I had another column written for this weekend but upon the realisation that, right now, I should be standing somewhere in Killarney, I felt I had to make a quick change.
As I write this in my makeshift office in the heart of Spring, it feels more like the end of October. We’ve had our three weeks of summer sunshine and the chances are we won’t experience much more rallying action this season.
This was meant to be the Rally of the Lakes weekend. Organisers made the call not to run the event, and rightly so.
I had planned to attend the rally for the first time. The prospect of Ireland’s finest racing through Molls Gap and Ballaghbeama made the thoughts of a 600-mile return journey feel insignificant.
But what makes the County Kerry event so special?
Donegal has the crowds, West Cork has the atmosphere, Killarney has the roads.

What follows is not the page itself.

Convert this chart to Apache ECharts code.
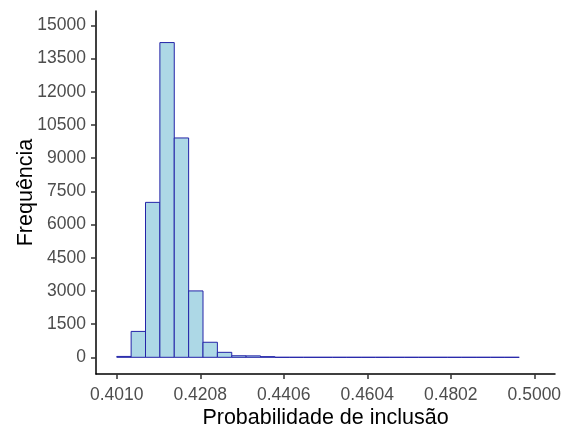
<!DOCTYPE html>
<html>
<head>
<meta charset="utf-8">
<script src="https://cdn.jsdelivr.net/npm/echarts@6/dist/echarts.min.js"></script>
<style>
  html, body { margin: 0; padding: 0; background: #fff; }
  #chart { width: 564px; height: 430px; }
</style>
</head>
<body>
<div id="chart"></div>
<script>
// histograma: largura das classes e contagens
var binStart = 0.4010;
var binWidth = 0.003408;
var counts = [40, 1170, 7000, 14220, 9910, 3000, 680, 225, 70, 65, 30,
              0, 0, 0, 0, 0, 0, 0, 0, 0, 0, 0, 0, 0, 0, 0, 0, 0];
var xTicks = [0.4010, 0.4208, 0.4406, 0.4604, 0.4802, 0.5000];
var yTicks = [0, 1500, 3000, 4500, 6000, 7500, 9000, 10500, 12000, 13500, 15000];

var binData = counts.map(function (c, i) {
    return [binStart + i * binWidth, binStart + (i + 1) * binWidth, c];
});

var labelColor = '#4D4D4D';
var fontFam = '"Liberation Sans", Arial, sans-serif';

var option = {
    animation: false,
    grid: {
        left: 96,
        right: 9,
        top: 11,
        bottom: 56,
        containLabel: false,
        outerBoundsMode: 'none'
    },
    xAxis: {
        type: 'value',
        min: 0.39608,
        max: 0.5049,
        name: 'Probabilidade de inclusão',
        nameLocation: 'middle',
        nameGap: 33,
        nameMoveOverlap: false,
        nameTextStyle: { color: '#000', fontSize: 21.5, fontFamily: fontFam },
        splitLine: { show: false },
        axisLine: { onZero: false, lineStyle: { color: '#000', width: 1.5 } },
        axisTick: {
            customValues: xTicks,
            length: 5,
            lineStyle: { color: '#333', width: 1.5 }
        },
        axisLabel: {
            customValues: xTicks,
            color: labelColor,
            fontSize: 17.5,
            fontFamily: fontFam,
            margin: 12,
            formatter: function (v) { return v.toFixed(4); }
        }
    },
    yAxis: {
        type: 'value',
        min: -754,
        max: 15646,
        name: 'Frequência',
        nameLocation: 'middle',
        nameGap: 59,
        nameMoveOverlap: false,
        nameRotate: 90,
        nameTextStyle: { color: '#000', fontSize: 21.5, fontFamily: fontFam },
        splitLine: { show: false },
        axisLine: { show: true, onZero: false, lineStyle: { color: '#000', width: 1.5 } },
        axisTick: {
            show: true,
            customValues: yTicks,
            length: 5,
            lineStyle: { color: '#333', width: 1.5 }
        },
        axisLabel: {
            customValues: yTicks,
            color: labelColor,
            fontSize: 17.5,
            fontFamily: fontFam,
            margin: 10,
            formatter: function (v) { return String(v); }
        }
    },
    series: [{
        type: 'custom',
        data: binData,
        encode: { x: [0, 1], y: 2 },
        renderItem: function (params, api) {
            var p0 = api.coord([api.value(0), api.value(2)]);
            var p1 = api.coord([api.value(1), 0]);
            return {
                type: 'rect',
                shape: {
                    x: p0[0],
                    y: p0[1],
                    width: p1[0] - p0[0],
                    height: p1[1] - p0[1]
                },
                style: {
                    fill: '#ADD8E6',
                    stroke: '#2424A8',
                    lineWidth: 1
                }
            };
        }
    }]
};

var chart = echarts.init(document.getElementById('chart'));
chart.setOption(option);
</script>
</body>
</html>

I remember quizzing a certain Craig Breen in Donegal last June for a feature on Ireland’s three-day rally. While he loved the atmosphere and competition in the north-west it was clear his heart lay in Killarney.
Breen’s Rally of the Lakes win was special. The highlight of his year, and it’s hard to argue against it being the highlight of the whole Irish Tarmac Rally Championship last year.

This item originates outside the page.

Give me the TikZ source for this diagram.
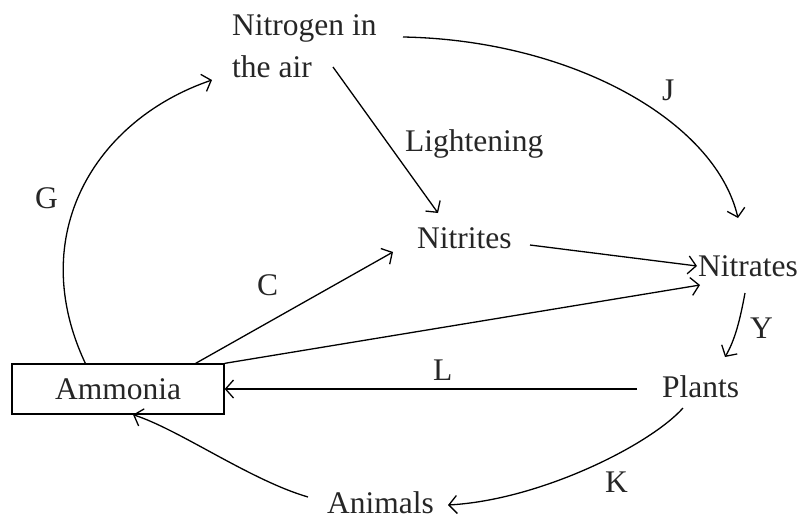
\documentclass[tikz,border=0pt]{standalone}
\usepackage{fontspec}
\setmainfont{Liberation Serif}
\usetikzlibrary{arrows.meta}
\begin{document}
\begin{tikzpicture}[x=1pt,y=-1pt,
  lbl/.style={inner sep=0pt,anchor=base west,font=\fontsize{31.5}{42}\selectfont,text=black!85},
  box/.style={draw,line width=1.3pt,minimum width=212pt,minimum height=50pt,inner sep=0pt,font=\fontsize{31.5}{42}\selectfont,text=black!85},
  link/.style={line width=1.3pt},
  arr/.style={link,-{Straight Barb[length=8pt,width=18pt,line width=1.3pt]}}]
\useasboundingbox (0,0) rectangle (803,523);
% nodes
\node[lbl,align=left] (nair) at (232,77) {Nitrogen in\\the air};
\node[lbl] (nitrites) at (417,248) {Nitrites};
\node[lbl] (nitrates) at (698,276) {Nitrates};
\node[lbl] (plants) at (662,397) {Plants};
\node[lbl] (animals) at (327,513) {Animals};
\node[box] (amm) at (118,389) {Ammonia};
% labels
\node[lbl] (light) at (405,151) {Lightening};
\node[lbl] (G) at (35,208) {G};
\node[lbl] (C) at (257,295) {C};
\node[lbl] (J) at (662,100) {J};
\node[lbl] (L) at (433,380) {L};
\node[lbl] (Y) at (750,338) {Y};
\node[lbl] (K) at (605,492) {K};
% connector ends
\coordinate (nairR) at (403,37);
\coordinate (nairB) at (333,67);
\coordinate (nitritesT) at (438,213);
\coordinate (nitritesL) at (393,252);
\coordinate (nitritesR) at (530,245);
\coordinate (nitratesT) at (738,218);
\coordinate (nitratesL) at (697,266);
\coordinate (nitratesLB) at (700,285);
\coordinate (nitratesB) at (745,293);
\coordinate (plantsT) at (725,357);
\coordinate (plantsL) at (637,389);
\coordinate (plantsB) at (683,408);
\coordinate (animalsR) at (448,505);
\coordinate (animalsL) at (308,497);
% connectors
\draw[arr] ([xshift=74pt]amm.north west) .. controls (25,235) and (95,120) .. (212,80);
\draw[arr] (nairB) -- (nitritesT);
\draw[arr] (nairR) .. controls (570,40) and (715,120) .. (nitratesT);
\draw[arr] (nitritesR) -- (nitratesL);
\draw[arr] ([xshift=-29pt]amm.north east) -- (nitritesL);
\draw[arr] (amm.north east) -- (nitratesLB);
\draw[arr] (nitratesB) .. controls (740,320) and (735,340) .. (plantsT);
\draw[arr] (plantsL |- amm.east) -- (amm.east);
\draw[arr] (plantsB) .. controls (650,445) and (540,500) .. (animalsR);
\draw[arr] (animalsL) .. controls (250,480) and (180,430) .. ([xshift=15pt]amm.south);
\end{tikzpicture}
\end{document}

It was a special victory for Paul Nagle too, we’ve got more on that coming very soon! Kerry’s five-time World Rally winner talked me through his maiden Rally of the Lakes victory during the week.

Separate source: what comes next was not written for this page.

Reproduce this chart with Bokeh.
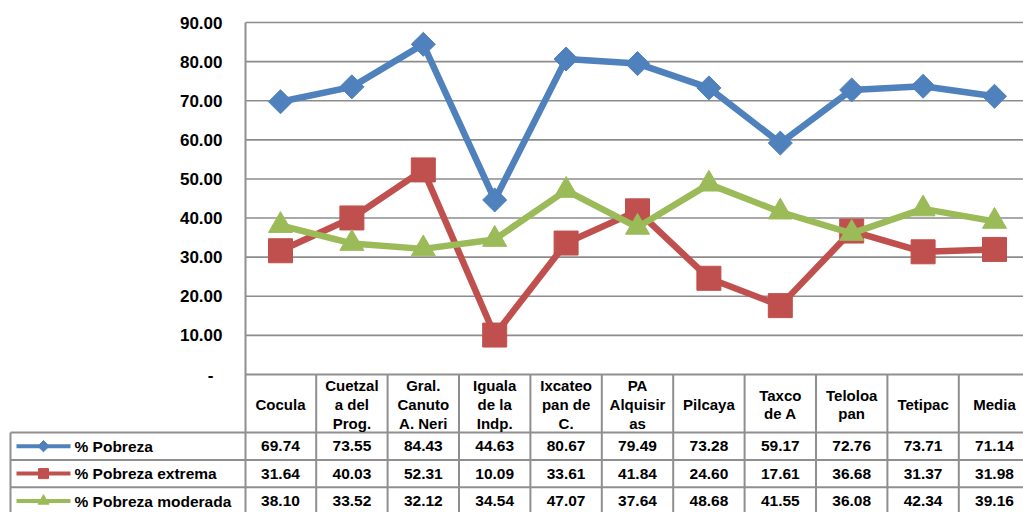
from bokeh.plotting import figure
from bokeh.models import Range1d
from bokeh.core.properties import value
from bokeh.embed import file_html
from bokeh.resources import INLINE
import numpy as np

# ---------------- data ----------------
categories = ["Cocula", "Cuetzal\na del\nProg.", "Gral.\nCanuto\nA. Neri", "Iguala\nde la\nIndp.",
              "Ixcateo\npan de\nC.", "PA\nAlquisir\nas", "Pilcaya", "Taxco\nde A",
              "Teloloa\npan", "Tetipac", "Media"]
pobreza = [69.74, 73.55, 84.43, 44.63, 80.67, 79.49, 73.28, 59.17, 72.76, 73.71, 71.14]
pobreza_extrema = [31.64, 40.03, 52.31, 10.09, 33.61, 41.84, 24.60, 17.61, 36.68, 31.37, 31.98]
pobreza_moderada = [38.10, 33.52, 32.12, 34.54, 47.07, 37.64, 48.68, 41.55, 36.08, 42.34, 39.16]
series_names = ["% Pobreza", "% Pobreza extrema", "% Pobreza moderada"]
y_ticks = [0, 10, 20, 30, 40, 50, 60, 70, 80, 90]
y_tick_labels = ["-", "10.00", "20.00", "30.00", "40.00", "50.00", "60.00", "70.00", "80.00", "90.00"]

# ---------------- layout helpers ----------------
W, H = 1023, 512
OFF = 0
PX_COL = 71.4
COL0 = 280.0
PX_UNIT = 3.911
ZERO = 374.0

def dx(px):
    return (px - COL0) / PX_COL

def dy(py):
    return (ZERO - py) / PX_UNIT

FONT = value("Liberation Sans")
GRID = "#8c8c8c"
BORDER = "#8f8f8f"
colors = ["#4F81BD", "#C0504D", "#9BBB59"]
markers = ["square", "square", "triangle"]
angles = [np.pi / 4, 0, 0]
msizes = [17, 24, 24]
lsizes = [8, 10, 11]

x_left, x_right = dx(OFF), dx(OFF + W)
y_bottom, y_top = dy(OFF + H), dy(OFF)

p = figure(width=W, height=H, x_range=Range1d(x_left, x_right), y_range=Range1d(y_bottom, y_top),
           x_axis_type=None, y_axis_type=None, toolbar_location=None, output_backend="svg",
           min_border=0, outline_line_color=None, background_fill_color="white")
p.xgrid.visible = False
p.ygrid.visible = False

n = len(categories)
xs = list(range(n))

# horizontal gridlines
gy = y_ticks[1:]
p.segment(x0=[dx(245)] * len(gy), y0=gy, x1=[x_right] * len(gy), y1=gy, line_color=GRID, line_width=1.6)

# y tick labels
p.text(x=[dx(222)] * (len(y_ticks) - 1), y=y_ticks[1:], text=y_tick_labels[1:], text_align="right",
       text_baseline="middle", text_font=FONT, text_font_style="bold", text_font_size="17px", text_color="black")
p.text(x=[dx(210)], y=[y_ticks[0]], text=[y_tick_labels[0]], text_align="center",
       text_baseline="middle", text_font=FONT, text_font_style="bold", text_font_size="17px", text_color="black")

# ---------------- table ----------------
header_bottom = 432.0
row_h = 27.4
row_tops = [header_bottom + i * row_h for i in range(3)]

# header top line (x axis line)
p.segment(x0=[dx(245)], y0=[0], x1=[x_right], y1=[0], line_color=BORDER, line_width=2)
# row lines
for yt in row_tops:
    p.segment(x0=[dx(10)], y0=[dy(yt)], x1=[x_right], y1=[dy(yt)], line_color=BORDER, line_width=2)
# left axis line
p.segment(x0=[dx(245)], y0=[y_ticks[-1]], x1=[dx(245)], y1=[y_bottom], line_color=BORDER, line_width=2)
# column separators
seps = [i + 0.5 for i in range(n - 1)]
p.segment(x0=seps, y0=[0] * len(seps), x1=seps, y1=[y_bottom] * len(seps), line_color=BORDER, line_width=2)
# left border of rows
p.segment(x0=[dx(10)], y0=[dy(header_bottom)], x1=[dx(10)], y1=[y_bottom], line_color=BORDER, line_width=2)

# header labels
p.text(x=xs, y=[dy((ZERO + header_bottom) / 2 + 1)] * n, text=categories, text_align="center",
       text_baseline="middle", text_font=FONT, text_font_style="bold", text_font_size="15px",
       text_line_height=1.1, text_color="black")

all_series = [pobreza, pobreza_extrema, pobreza_moderada]

# ---------------- series ----------------
for s, c, m, a, ms in zip(all_series, colors, markers, angles, msizes):
    p.line(xs, s, line_color=c, line_width=6.5, line_join="round")
    p.scatter(xs, s, marker=m, size=ms, angle=a, fill_color=c, line_color=c)

# table rows: legend keys, names, values
for i, (s, name, c, m, a, ls) in enumerate(zip(all_series, series_names, colors, markers, angles, lsizes)):
    yc = dy(row_tops[i] + row_h / 2)
    p.segment(x0=[dx(16)], y0=[yc], x1=[dx(70)], y1=[yc], line_color=c, line_width=4)
    p.scatter([dx(43)], [yc], marker=m, size=ls, angle=a, fill_color=c, line_color=c)
    p.text(x=[dx(74)], y=[yc], text=[name], text_align="left", text_baseline="middle",
           text_font=FONT, text_font_style="bold", text_font_size="15.5px", text_color="black")
    p.text(x=xs, y=[yc] * n, text=[f"{v:.2f}" for v in s], text_align="center", text_baseline="middle",
           text_font=FONT, text_font_style="bold", text_font_size="15.5px", text_color="black")

open("out.html", "w").write(file_html(p, INLINE))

He couldn’t help sharing the memories that jumped into his head when thinking about his local event:
“The famous Russians coming over in the M3, Bertie Fisher breaking the 10-minute barrier, the first summer rally in May, and Austin MacHale breaking his M3’s driveshaft in 1991 to lose the Irish Tarmac title.
“They are all iconic parts of the rally. You can remember all of those things as a local. It all makes the rally very special.”
Elsewhere, the Ulster Rally announced its postponement earlier this week. It’s impossible to know what the state of play will be like in August but it’s the three months of critical preparation beforehand that was the immediate concern. Life in lockdown does not make planning a closed-road rally a sensible, or ethical idea.
Coronavirus has now claimed five of the Tarmac Championship’s seven rounds so it was no surprise when TROA announced that the 2020 championship was cancelled.
Unsurprising but it’s still a strange feeling to be in Spring with the understanding that the next ITRC event is a minimum of nine months away.
So here I am in April writing about the end of this year’s Tarmac Championship and last year’s Rally of the Lakes.
All I can say is stay safe, stay at home when possible, and enjoy the extra time with your nearest and dearest.
Hopefully next year I’ll be writing about my planned expedition to the greatest tarmac roads in the world.